### AIM:
All of the data should be repeated exactly; pictures are not part of the copy.

BEGIN

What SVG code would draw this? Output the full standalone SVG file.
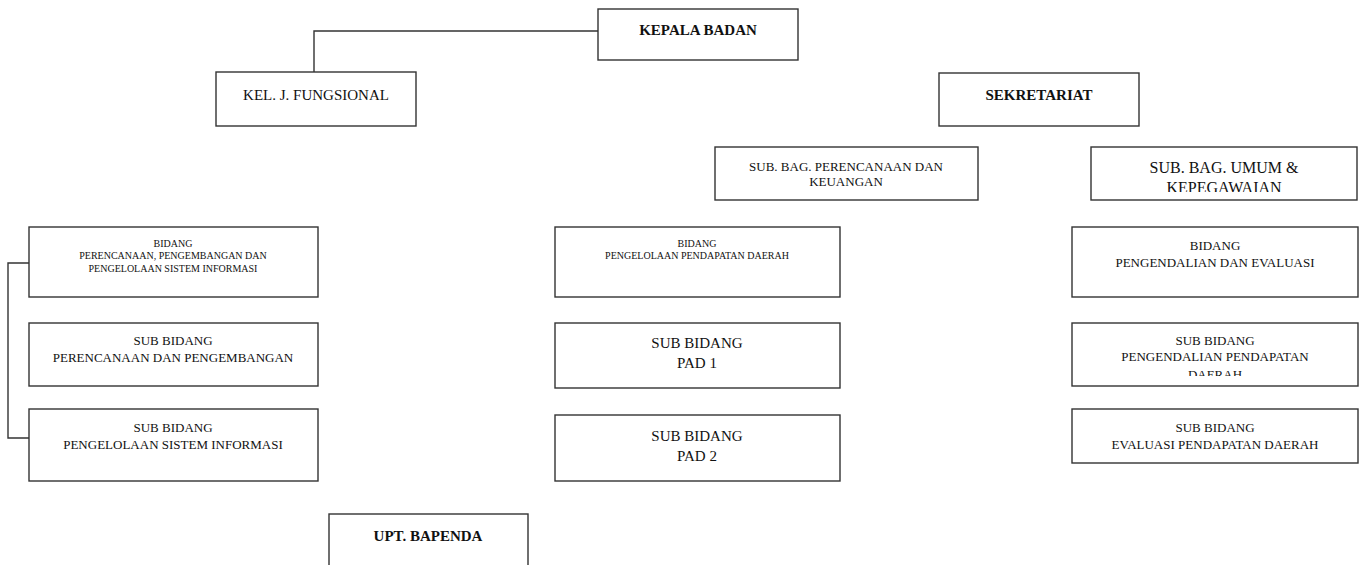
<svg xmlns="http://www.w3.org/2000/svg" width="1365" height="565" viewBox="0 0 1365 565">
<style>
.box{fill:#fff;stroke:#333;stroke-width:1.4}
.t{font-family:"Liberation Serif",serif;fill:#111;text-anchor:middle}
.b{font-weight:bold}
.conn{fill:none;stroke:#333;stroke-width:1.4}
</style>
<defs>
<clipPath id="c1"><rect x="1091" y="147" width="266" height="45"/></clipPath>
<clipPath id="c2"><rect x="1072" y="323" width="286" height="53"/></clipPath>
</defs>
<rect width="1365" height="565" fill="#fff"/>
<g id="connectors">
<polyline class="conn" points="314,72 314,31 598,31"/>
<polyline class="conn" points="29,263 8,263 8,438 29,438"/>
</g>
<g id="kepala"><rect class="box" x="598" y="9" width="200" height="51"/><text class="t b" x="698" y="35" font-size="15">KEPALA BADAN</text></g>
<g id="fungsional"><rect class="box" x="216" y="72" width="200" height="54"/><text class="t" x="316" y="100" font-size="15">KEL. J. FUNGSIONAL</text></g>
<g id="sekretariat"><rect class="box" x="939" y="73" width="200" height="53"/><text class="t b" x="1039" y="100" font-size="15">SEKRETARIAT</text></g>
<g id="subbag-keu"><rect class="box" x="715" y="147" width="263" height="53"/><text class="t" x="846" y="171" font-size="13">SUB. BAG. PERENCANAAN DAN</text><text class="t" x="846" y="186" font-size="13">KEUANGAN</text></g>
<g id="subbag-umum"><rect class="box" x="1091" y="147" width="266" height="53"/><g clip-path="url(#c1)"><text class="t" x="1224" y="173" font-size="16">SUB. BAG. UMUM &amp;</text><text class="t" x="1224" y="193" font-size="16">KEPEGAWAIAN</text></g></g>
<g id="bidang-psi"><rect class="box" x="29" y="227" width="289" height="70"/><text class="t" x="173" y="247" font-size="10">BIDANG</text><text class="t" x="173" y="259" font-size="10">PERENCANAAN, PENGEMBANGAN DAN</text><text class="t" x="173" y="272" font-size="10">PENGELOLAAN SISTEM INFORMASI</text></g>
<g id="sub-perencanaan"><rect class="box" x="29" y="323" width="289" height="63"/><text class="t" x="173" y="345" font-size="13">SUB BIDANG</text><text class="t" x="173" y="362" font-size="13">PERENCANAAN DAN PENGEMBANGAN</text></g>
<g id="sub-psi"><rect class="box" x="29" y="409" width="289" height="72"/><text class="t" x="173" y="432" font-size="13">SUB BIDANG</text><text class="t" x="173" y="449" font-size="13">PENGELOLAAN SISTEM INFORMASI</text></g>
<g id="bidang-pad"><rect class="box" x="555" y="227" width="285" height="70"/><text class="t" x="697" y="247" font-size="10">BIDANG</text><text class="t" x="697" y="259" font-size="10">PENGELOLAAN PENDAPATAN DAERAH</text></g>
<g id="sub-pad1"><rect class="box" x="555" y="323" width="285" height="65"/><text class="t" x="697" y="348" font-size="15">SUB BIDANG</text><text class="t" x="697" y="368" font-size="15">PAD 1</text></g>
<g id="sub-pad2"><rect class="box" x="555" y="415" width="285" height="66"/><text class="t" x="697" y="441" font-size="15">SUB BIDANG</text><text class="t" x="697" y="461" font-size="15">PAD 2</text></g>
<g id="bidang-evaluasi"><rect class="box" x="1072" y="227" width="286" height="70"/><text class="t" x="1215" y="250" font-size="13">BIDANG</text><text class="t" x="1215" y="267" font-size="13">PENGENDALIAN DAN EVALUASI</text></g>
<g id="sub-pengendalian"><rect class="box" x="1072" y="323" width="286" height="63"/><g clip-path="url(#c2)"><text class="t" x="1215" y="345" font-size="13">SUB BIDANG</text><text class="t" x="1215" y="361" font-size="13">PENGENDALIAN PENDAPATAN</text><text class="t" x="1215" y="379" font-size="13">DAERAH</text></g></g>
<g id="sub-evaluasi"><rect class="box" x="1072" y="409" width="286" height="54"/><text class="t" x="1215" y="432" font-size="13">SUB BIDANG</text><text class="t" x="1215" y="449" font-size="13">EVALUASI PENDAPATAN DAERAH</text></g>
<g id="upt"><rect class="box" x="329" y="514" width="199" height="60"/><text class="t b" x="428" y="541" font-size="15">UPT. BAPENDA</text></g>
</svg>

END

### RESPONSE:
What SVG code would draw this? Output the full standalone SVG file.
<svg xmlns="http://www.w3.org/2000/svg" width="1365" height="565" viewBox="0 0 1365 565">
<style>
.box{fill:#fff;stroke:#333;stroke-width:1.4}
.t{font-family:"Liberation Serif",serif;fill:#111;text-anchor:middle}
.b{font-weight:bold}
.conn{fill:none;stroke:#333;stroke-width:1.4}
</style>
<defs>
<clipPath id="c1"><rect x="1091" y="147" width="266" height="45"/></clipPath>
<clipPath id="c2"><rect x="1072" y="323" width="286" height="53"/></clipPath>
</defs>
<rect width="1365" height="565" fill="#fff"/>
<g id="connectors">
<polyline class="conn" points="314,72 314,31 598,31"/>
<polyline class="conn" points="29,263 8,263 8,438 29,438"/>
</g>
<g id="kepala"><rect class="box" x="598" y="9" width="200" height="51"/><text class="t b" x="698" y="35" font-size="15">KEPALA BADAN</text></g>
<g id="fungsional"><rect class="box" x="216" y="72" width="200" height="54"/><text class="t" x="316" y="100" font-size="15">KEL. J. FUNGSIONAL</text></g>
<g id="sekretariat"><rect class="box" x="939" y="73" width="200" height="53"/><text class="t b" x="1039" y="100" font-size="15">SEKRETARIAT</text></g>
<g id="subbag-keu"><rect class="box" x="715" y="147" width="263" height="53"/><text class="t" x="846" y="171" font-size="13">SUB. BAG. PERENCANAAN DAN</text><text class="t" x="846" y="186" font-size="13">KEUANGAN</text></g>
<g id="subbag-umum"><rect class="box" x="1091" y="147" width="266" height="53"/><g clip-path="url(#c1)"><text class="t" x="1224" y="173" font-size="16">SUB. BAG. UMUM &amp;</text><text class="t" x="1224" y="193" font-size="16">KEPEGAWAIAN</text></g></g>
<g id="bidang-psi"><rect class="box" x="29" y="227" width="289" height="70"/><text class="t" x="173" y="247" font-size="10">BIDANG</text><text class="t" x="173" y="259" font-size="10">PERENCANAAN, PENGEMBANGAN DAN</text><text class="t" x="173" y="272" font-size="10">PENGELOLAAN SISTEM INFORMASI</text></g>
<g id="sub-perencanaan"><rect class="box" x="29" y="323" width="289" height="63"/><text class="t" x="173" y="345" font-size="13">SUB BIDANG</text><text class="t" x="173" y="362" font-size="13">PERENCANAAN DAN PENGEMBANGAN</text></g>
<g id="sub-psi"><rect class="box" x="29" y="409" width="289" height="72"/><text class="t" x="173" y="432" font-size="13">SUB BIDANG</text><text class="t" x="173" y="449" font-size="13">PENGELOLAAN SISTEM INFORMASI</text></g>
<g id="bidang-pad"><rect class="box" x="555" y="227" width="285" height="70"/><text class="t" x="697" y="247" font-size="10">BIDANG</text><text class="t" x="697" y="259" font-size="10">PENGELOLAAN PENDAPATAN DAERAH</text></g>
<g id="sub-pad1"><rect class="box" x="555" y="323" width="285" height="65"/><text class="t" x="697" y="348" font-size="15">SUB BIDANG</text><text class="t" x="697" y="368" font-size="15">PAD 1</text></g>
<g id="sub-pad2"><rect class="box" x="555" y="415" width="285" height="66"/><text class="t" x="697" y="441" font-size="15">SUB BIDANG</text><text class="t" x="697" y="461" font-size="15">PAD 2</text></g>
<g id="bidang-evaluasi"><rect class="box" x="1072" y="227" width="286" height="70"/><text class="t" x="1215" y="250" font-size="13">BIDANG</text><text class="t" x="1215" y="267" font-size="13">PENGENDALIAN DAN EVALUASI</text></g>
<g id="sub-pengendalian"><rect class="box" x="1072" y="323" width="286" height="63"/><g clip-path="url(#c2)"><text class="t" x="1215" y="345" font-size="13">SUB BIDANG</text><text class="t" x="1215" y="361" font-size="13">PENGENDALIAN PENDAPATAN</text><text class="t" x="1215" y="379" font-size="13">DAERAH</text></g></g>
<g id="sub-evaluasi"><rect class="box" x="1072" y="409" width="286" height="54"/><text class="t" x="1215" y="432" font-size="13">SUB BIDANG</text><text class="t" x="1215" y="449" font-size="13">EVALUASI PENDAPATAN DAERAH</text></g>
<g id="upt"><rect class="box" x="329" y="514" width="199" height="60"/><text class="t b" x="428" y="541" font-size="15">UPT. BAPENDA</text></g>
</svg>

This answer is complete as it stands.